> _Items_:
------------------------------------

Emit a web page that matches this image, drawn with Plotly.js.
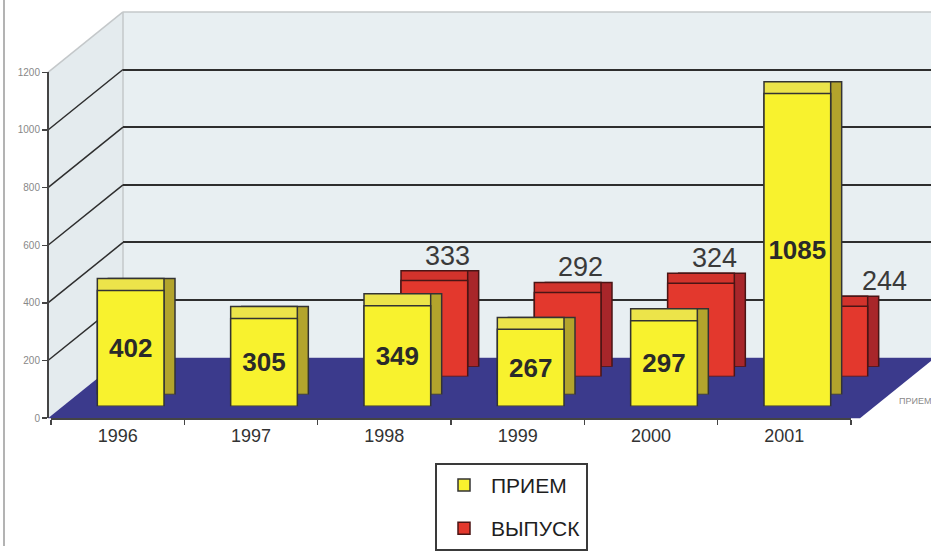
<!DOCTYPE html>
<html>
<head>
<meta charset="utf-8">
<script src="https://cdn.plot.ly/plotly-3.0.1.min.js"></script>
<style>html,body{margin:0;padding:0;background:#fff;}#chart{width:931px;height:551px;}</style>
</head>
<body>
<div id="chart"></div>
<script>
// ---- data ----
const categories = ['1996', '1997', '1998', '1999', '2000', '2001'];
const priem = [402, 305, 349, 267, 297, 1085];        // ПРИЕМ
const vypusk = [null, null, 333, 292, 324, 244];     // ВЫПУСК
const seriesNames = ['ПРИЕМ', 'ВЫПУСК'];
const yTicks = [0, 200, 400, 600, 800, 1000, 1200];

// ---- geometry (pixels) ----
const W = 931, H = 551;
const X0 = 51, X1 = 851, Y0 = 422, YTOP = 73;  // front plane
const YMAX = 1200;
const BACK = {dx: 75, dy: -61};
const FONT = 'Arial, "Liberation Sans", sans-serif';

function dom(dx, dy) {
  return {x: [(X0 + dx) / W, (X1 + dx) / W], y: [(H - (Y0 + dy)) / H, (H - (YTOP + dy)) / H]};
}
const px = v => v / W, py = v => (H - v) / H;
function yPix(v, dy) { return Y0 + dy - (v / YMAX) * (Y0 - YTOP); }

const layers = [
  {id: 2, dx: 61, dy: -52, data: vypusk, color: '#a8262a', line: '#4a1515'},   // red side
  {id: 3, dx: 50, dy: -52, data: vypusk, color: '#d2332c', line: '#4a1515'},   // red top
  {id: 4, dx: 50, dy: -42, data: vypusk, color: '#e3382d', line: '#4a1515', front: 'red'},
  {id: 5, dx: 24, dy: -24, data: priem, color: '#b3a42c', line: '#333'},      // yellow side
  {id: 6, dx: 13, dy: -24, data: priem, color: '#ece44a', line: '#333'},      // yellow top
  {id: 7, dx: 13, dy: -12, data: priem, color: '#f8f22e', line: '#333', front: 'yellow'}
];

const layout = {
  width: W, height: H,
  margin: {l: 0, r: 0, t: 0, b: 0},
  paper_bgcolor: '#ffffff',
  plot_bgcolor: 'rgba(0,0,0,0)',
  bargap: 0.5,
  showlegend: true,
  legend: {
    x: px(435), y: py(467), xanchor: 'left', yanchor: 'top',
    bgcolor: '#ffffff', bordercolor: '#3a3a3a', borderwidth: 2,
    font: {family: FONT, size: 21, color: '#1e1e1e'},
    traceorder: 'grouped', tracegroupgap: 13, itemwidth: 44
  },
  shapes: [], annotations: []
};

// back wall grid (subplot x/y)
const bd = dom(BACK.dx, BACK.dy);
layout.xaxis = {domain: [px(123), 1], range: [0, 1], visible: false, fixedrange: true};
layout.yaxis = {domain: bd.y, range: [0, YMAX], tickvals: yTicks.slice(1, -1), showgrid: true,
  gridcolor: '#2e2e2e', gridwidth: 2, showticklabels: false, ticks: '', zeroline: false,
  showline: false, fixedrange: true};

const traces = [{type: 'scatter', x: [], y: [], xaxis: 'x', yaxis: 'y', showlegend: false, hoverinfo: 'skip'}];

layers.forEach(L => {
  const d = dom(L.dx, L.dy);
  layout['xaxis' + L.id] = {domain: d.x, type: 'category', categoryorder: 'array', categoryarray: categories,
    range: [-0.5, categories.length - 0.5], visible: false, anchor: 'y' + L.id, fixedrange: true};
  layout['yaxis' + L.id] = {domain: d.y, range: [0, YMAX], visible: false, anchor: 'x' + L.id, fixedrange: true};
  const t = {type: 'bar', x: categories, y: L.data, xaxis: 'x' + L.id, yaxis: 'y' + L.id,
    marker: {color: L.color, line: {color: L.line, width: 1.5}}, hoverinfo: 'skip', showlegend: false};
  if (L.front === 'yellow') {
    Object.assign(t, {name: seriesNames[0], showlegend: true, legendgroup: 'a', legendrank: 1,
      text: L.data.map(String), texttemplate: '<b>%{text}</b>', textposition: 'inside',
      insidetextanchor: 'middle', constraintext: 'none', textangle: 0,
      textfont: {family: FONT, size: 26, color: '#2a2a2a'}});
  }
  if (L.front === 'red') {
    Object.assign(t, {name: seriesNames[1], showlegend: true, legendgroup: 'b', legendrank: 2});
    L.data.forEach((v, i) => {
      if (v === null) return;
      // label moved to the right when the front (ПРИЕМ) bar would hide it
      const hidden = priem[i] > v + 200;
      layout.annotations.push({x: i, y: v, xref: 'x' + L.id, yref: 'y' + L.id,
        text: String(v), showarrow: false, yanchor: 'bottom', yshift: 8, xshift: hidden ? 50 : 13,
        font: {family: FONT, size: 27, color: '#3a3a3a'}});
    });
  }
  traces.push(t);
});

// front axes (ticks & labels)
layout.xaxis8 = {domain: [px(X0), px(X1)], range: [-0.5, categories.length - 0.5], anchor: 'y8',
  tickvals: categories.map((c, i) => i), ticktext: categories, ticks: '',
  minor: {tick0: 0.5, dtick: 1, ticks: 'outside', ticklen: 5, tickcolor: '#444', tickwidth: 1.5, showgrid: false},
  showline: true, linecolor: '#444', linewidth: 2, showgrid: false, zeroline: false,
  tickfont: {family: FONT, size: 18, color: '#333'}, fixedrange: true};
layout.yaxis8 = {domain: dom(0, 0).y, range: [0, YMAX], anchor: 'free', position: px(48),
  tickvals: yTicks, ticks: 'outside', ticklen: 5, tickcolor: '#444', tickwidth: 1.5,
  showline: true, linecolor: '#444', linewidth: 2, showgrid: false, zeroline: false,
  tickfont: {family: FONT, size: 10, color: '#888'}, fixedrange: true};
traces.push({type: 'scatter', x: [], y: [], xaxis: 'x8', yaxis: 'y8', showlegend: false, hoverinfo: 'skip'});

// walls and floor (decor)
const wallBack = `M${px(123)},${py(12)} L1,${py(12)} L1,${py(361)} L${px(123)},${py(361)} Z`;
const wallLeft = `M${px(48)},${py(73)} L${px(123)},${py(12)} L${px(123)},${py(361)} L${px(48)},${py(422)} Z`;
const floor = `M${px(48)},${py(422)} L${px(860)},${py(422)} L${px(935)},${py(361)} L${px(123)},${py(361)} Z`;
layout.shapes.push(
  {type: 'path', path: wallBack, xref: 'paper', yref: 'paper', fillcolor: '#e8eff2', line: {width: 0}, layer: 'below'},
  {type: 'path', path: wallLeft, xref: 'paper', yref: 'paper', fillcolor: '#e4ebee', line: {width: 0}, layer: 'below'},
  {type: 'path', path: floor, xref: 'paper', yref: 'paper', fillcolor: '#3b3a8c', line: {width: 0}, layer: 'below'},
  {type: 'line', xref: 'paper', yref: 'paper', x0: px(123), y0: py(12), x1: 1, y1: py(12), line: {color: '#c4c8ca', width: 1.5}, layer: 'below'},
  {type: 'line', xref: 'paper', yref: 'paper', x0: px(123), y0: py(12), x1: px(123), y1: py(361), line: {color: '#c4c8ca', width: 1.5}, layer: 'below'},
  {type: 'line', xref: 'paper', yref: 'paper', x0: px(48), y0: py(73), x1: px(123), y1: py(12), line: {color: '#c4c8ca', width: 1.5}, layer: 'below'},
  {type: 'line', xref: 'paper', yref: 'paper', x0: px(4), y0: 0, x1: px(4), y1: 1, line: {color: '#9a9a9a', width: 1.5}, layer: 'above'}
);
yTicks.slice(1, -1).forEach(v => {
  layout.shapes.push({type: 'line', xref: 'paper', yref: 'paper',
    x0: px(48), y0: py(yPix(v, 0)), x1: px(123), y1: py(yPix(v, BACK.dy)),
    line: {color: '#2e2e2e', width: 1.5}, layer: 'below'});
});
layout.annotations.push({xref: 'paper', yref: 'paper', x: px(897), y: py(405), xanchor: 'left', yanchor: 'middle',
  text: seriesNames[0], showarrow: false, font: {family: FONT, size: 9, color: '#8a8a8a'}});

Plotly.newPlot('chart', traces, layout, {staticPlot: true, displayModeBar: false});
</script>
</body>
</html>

------------------------------------

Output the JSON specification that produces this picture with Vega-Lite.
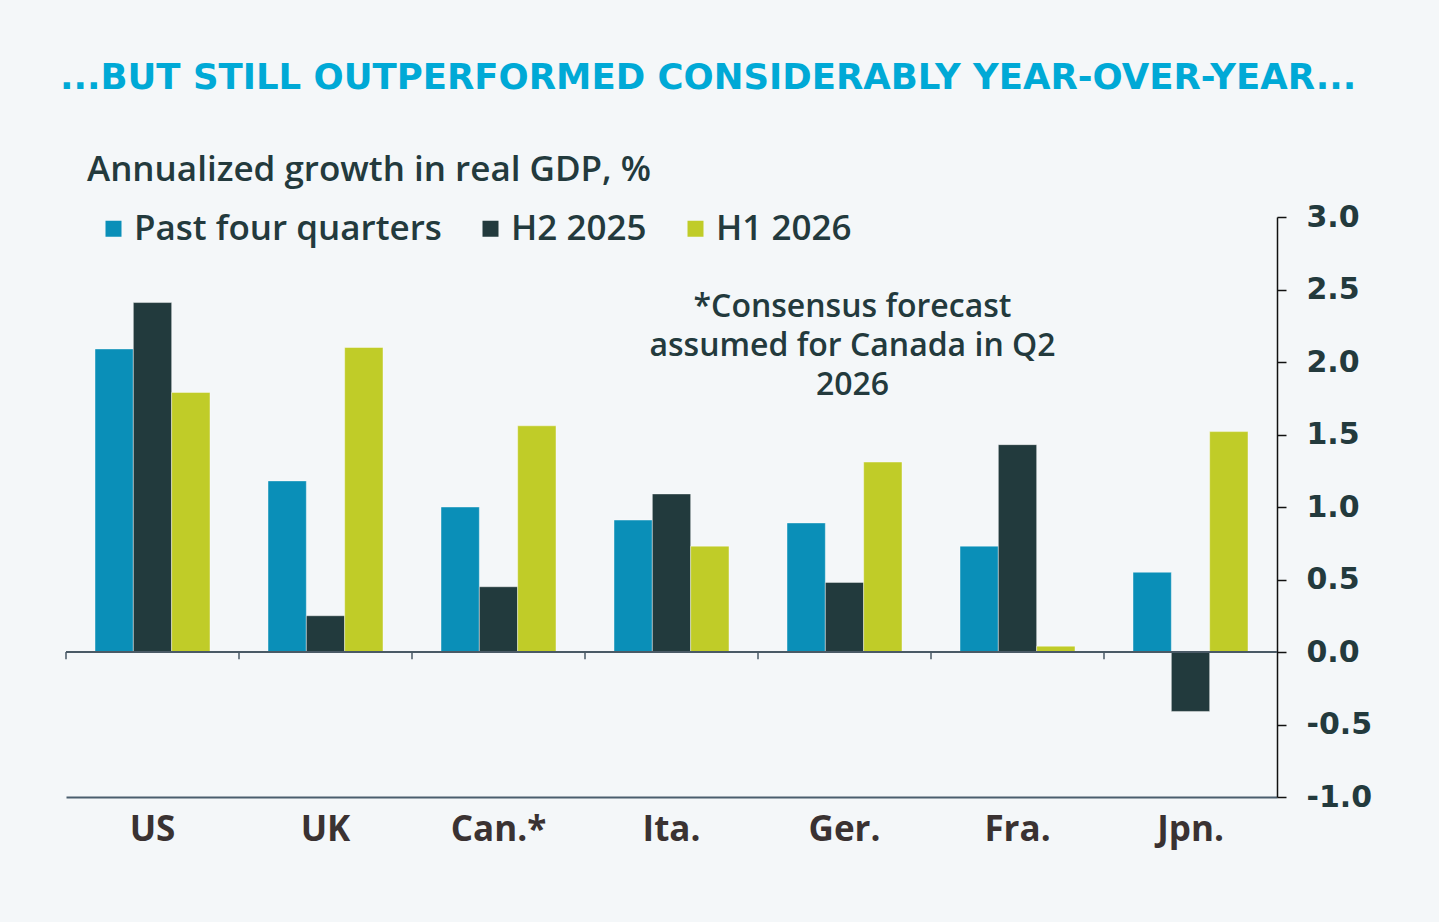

------------------------------------

> _Direction_: Keep to the lines between the line with "Emit a web page" and the line with "const yTicks = [0, 200, 400, 600, 800, 1000, 1200];", inclusive, and transcribe them without pictures.

> _Correct response_:
Emit a web page that matches this image, drawn with Plotly.js.
<!DOCTYPE html>
<html>
<head>
<meta charset="utf-8">
<script src="https://cdn.plot.ly/plotly-3.0.1.min.js"></script>
<style>html,body{margin:0;padding:0;background:#fff;}#chart{width:931px;height:551px;}</style>
</head>
<body>
<div id="chart"></div>
<script>
// ---- data ----
const categories = ['1996', '1997', '1998', '1999', '2000', '2001'];
const priem = [402, 305, 349, 267, 297, 1085];        // ПРИЕМ
const vypusk = [null, null, 333, 292, 324, 244];     // ВЫПУСК
const seriesNames = ['ПРИЕМ', 'ВЫПУСК'];
const yTicks = [0, 200, 400, 600, 800, 1000, 1200];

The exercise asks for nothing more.